948.2
Working on Futures, Reducing Risk – University Graduates in Mali and Their Strategies of Action

Tuesday, July 15, 2014: 5:42 PM
Room: Booth 52
Oral Presentation
Susann LUDWIG , Centre for African Studies Basel, Basel, Switzerland
The research examines the conditions and opportunities of university education in Mali. The West African state counts two state universities, five state graduate schools and various private universities. The capital city’s University of Bamako with more than 80 000 students is obviously the center of higher education. Facing precarious conditions due to the shortage of means and professors the majority of students manage nevertheless to successfully graduate. Being young and highly qualified, university graduates are still strongly affected by unemployment.

Given the problematic conditions of studies and the major difficulties entering the labor market, a university degree does not create the certainty expected, but provides and even provokes risk again. Consequently, the main questions to be answered are: Why do young Malians study nevertheless? And how do young academics cope with a situation characterized by uncertainty and unpredictability?
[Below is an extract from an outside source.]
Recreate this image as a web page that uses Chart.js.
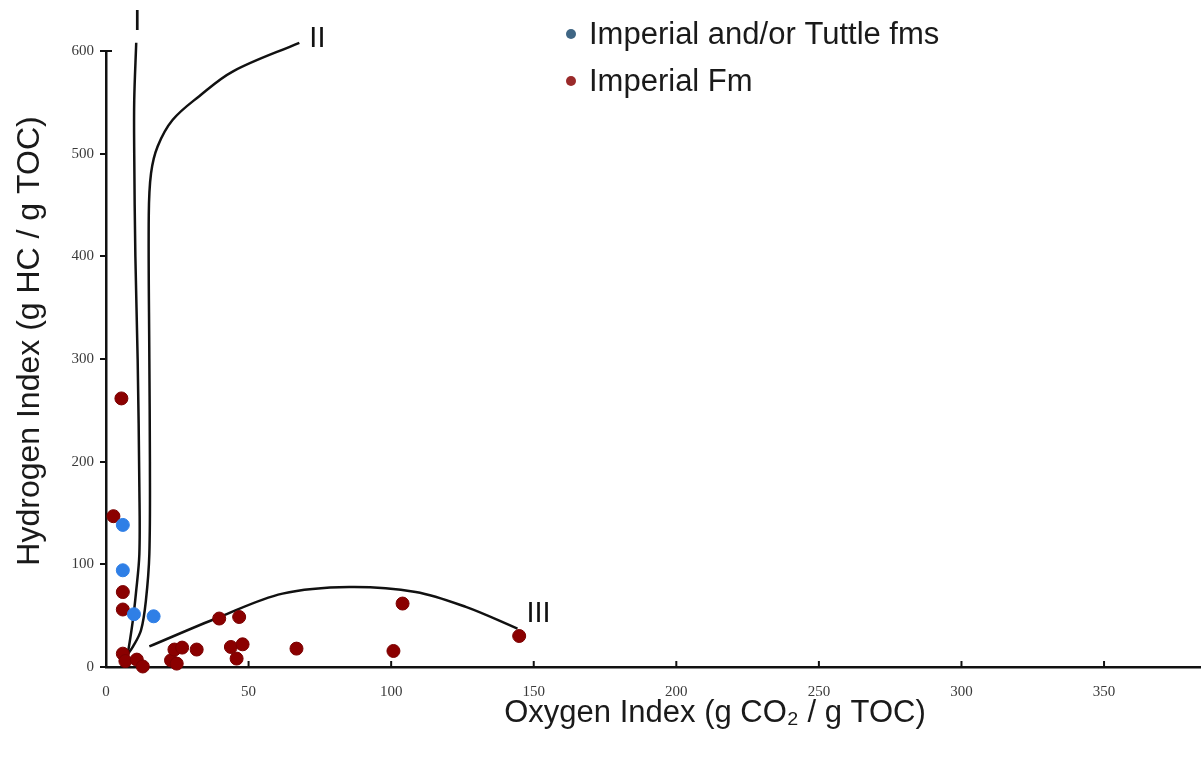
<!DOCTYPE html>
<html>
<head>
<meta charset="utf-8">
<script src="https://cdn.jsdelivr.net/npm/chart.js@4.4.1/dist/chart.umd.min.js"></script>
<style>
  html, body { margin: 0; padding: 0; background: #fff; }
  #wrap { width: 1201px; height: 757px; position: relative; }
</style>
</head>
<body>
<div id="wrap"><canvas id="vk"></canvas></div>
<script>
// ticks
const xTicks = [0, 50, 100, 150, 200, 250, 300, 350];
const yTicks = [0, 100, 200, 300, 400, 500, 600];

// samples: Oxygen Index (x) / Hydrogen Index (y)
const tuttleOI = [5.9, 5.9, 9.8, 16.7];
const tuttleHI = [138.4, 94.2, 51.4, 49.4];

const imperialOI = [5.4, 2.6, 5.9, 5.9, 5.9, 6.8, 10.8, 12.9, 22.8, 24.8, 24.0, 26.7, 31.8, 39.7, 46.7, 43.8, 47.9, 45.8, 66.8, 104.0, 100.8, 144.9];
const imperialHI = [261.6, 146.9, 73.0, 56.0, 13.0, 5.8, 7.2, 0.5, 6.5, 3.3, 17.0, 18.9, 17.0, 47.2, 48.7, 19.5, 22.1, 8.2, 17.9, 61.8, 15.6, 30.2];

// kerogen type curves
const curveIOI = [7.0, 7.6, 9.4, 10.5, 11.7, 11.7, 11.1, 10.3, 9.9, 9.9, 10.6];
const curveIHI = [9.7, 13, 45, 72, 110, 175, 300, 400, 500, 552, 608];
const curveIIOI = [7.0, 9.5, 12.3, 14.0, 15.2, 15.4, 15.2, 15.0, 15.8, 18.1, 23.4, 32.7, 44.4, 67.8];
const curveIIHI = [10, 20, 36, 65, 110, 200, 300, 440, 481, 507, 533, 556, 580, 608];
const curveIIIOI = [15.2, 39.8, 61.9, 85.3, 108.6, 126.2, 144.3];
const curveIIIHI = [20, 48.7, 71.5, 78, 73.1, 58.5, 37.4];
const curveNames = ["I", "II", "III"];

const toPts = (xs, ys) => xs.map((x, i) => ({ x: x, y: ys[i] }));

function curveSet(name, xs, ys) {
  return {
    label: name,
    data: toPts(xs, ys),
    showLine: true,
    borderColor: "#111",
    borderWidth: 2.5,
    pointRadius: 0,
    tension: 0.35,
    fill: false,
    clip: false
  };
}

const overlay = {
  id: "overlay",
  afterDraw(chart) {
    const ctx = chart.ctx;
    const xs = chart.scales.x, ys = chart.scales.y;
    ctx.save();

    // inward x ticks (and the little cap at the top of the y axis)
    ctx.strokeStyle = "#111";
    ctx.lineWidth = 2;
    xTicks.forEach(t => {
      if (t === 0) return;
      const px = xs.getPixelForValue(t);
      ctx.beginPath();
      ctx.moveTo(px, ys.bottom);
      ctx.lineTo(px, ys.bottom - 6);
      ctx.stroke();
    });
    const topY = ys.getPixelForValue(yTicks[yTicks.length - 1]);
    ctx.beginPath();
    ctx.moveTo(xs.left, topY);
    ctx.lineTo(xs.left + 6, topY);
    ctx.stroke();

    // curve labels next to the curve ends
    ctx.fillStyle = "#111";
    ctx.font = "29px 'Liberation Sans', Arial, sans-serif";
    ctx.textBaseline = "middle";
    const ends = [
      [curveIOI, curveIHI, 1, -21, "center"],
      [curveIIOI, curveIIHI, 10, -4, "left"],
      [curveIIIOI, curveIIIHI, 9, -15, "left"]
    ];
    ends.forEach((e, i) => {
      const n = e[0].length - 1;
      const px = xs.getPixelForValue(e[0][n]) + e[2];
      const py = ys.getPixelForValue(e[1][n]) + e[3];
      ctx.textAlign = e[4];
      ctx.fillText(curveNames[i], px, py);
    });

    // legend
    ctx.font = "31px 'Liberation Sans', Arial, sans-serif";
    ctx.textAlign = "left";
    const leg = [["Imperial and/or Tuttle fms", "#3f6684"], ["Imperial Fm", "#9a2a2a"]];
    leg.forEach((l, i) => {
      const cy = 34 + i * 47;
      ctx.fillStyle = l[1];
      ctx.beginPath();
      ctx.arc(571, cy, 5, 0, Math.PI * 2);
      ctx.fill();
      ctx.fillStyle = "#1a1a1a";
      ctx.fillText(l[0], 589, cy + 1);
    });

    // axis titles
    ctx.fillStyle = "#1a1a1a";
    ctx.font = "31px 'Liberation Sans', Arial, sans-serif";
    ctx.textAlign = "center";
    ctx.fillText("Oxygen Index (g CO\u2082 / g TOC)", 715, 713);
    ctx.font = "32px 'Liberation Sans', Arial, sans-serif";
    ctx.translate(30, 341);
    ctx.rotate(-Math.PI / 2);
    ctx.fillText("Hydrogen Index (g HC / g TOC)", 0, 0);
    ctx.restore();
  }
};

const tickFont = { family: "'Liberation Serif', 'Times New Roman', serif", size: 15 };

new Chart(document.getElementById("vk"), {
  type: "scatter",
  data: {
    datasets: [
      {
        label: "Imperial and/or Tuttle fms",
        data: toPts(tuttleOI, tuttleHI),
        backgroundColor: "#2f7fe6",
        borderColor: "#2f7fe6",
        pointRadius: 6.5,
        clip: false
      },
      {
        label: "Imperial Fm",
        data: toPts(imperialOI, imperialHI),
        backgroundColor: "#8b0000",
        borderColor: "#7a0000",
        pointRadius: 6.5,
        clip: false
      },
      curveSet("I", curveIOI, curveIHI),
      curveSet("II", curveIIOI, curveIIHI),
      curveSet("III", curveIIIOI, curveIIIHI)
    ]
  },
  plugins: [overlay],
  options: {
    responsive: true,
    maintainAspectRatio: false,
    animation: false,
    layout: { autoPadding: false, padding: { top: 51, right: 0, bottom: 0, left: 0 } },
    plugins: { legend: { display: false }, tooltip: { enabled: false } },
    scales: {
      x: {
        type: "linear",
        min: 0,
        max: 384,
        afterFit(scale) { scale.height = 90; },
        afterBuildTicks(scale) { scale.ticks = xTicks.map(v => ({ value: v })); },
        grid: { display: true, drawOnChartArea: false, drawTicks: false },
        border: { display: true, color: "#111", width: 2.5 },
        ticks: { padding: 16, color: "#3a3a3a", font: tickFont }
      },
      y: {
        type: "linear",
        min: 0,
        max: 600,
        afterFit(scale) { scale.width = 106; },
        afterBuildTicks(scale) { scale.ticks = yTicks.map(v => ({ value: v })); },
        grid: { display: true, drawOnChartArea: false, drawTicks: true, tickLength: 6, color: "#111", lineWidth: 2 },
        border: { display: true, color: "#111", width: 2.5 },
        ticks: { padding: 6, color: "#3a3a3a", font: tickFont }
      }
    }
  }
});
</script>
</body>
</html>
Achieving individual life goals demands decision-making processes characterized by the evaluation and reevaluation of personal circumstances and risks. The application of a biographical approach will highlight how university graduates work on their situations in order to reduce future risks. Based on six months of field research in Bamako, this predominantly empirical paper will investigate past, present and future aspirations and subsequent strategies of action deployed by university graduates in Mali focusing on how risk is perceived, evaluated and dealt with.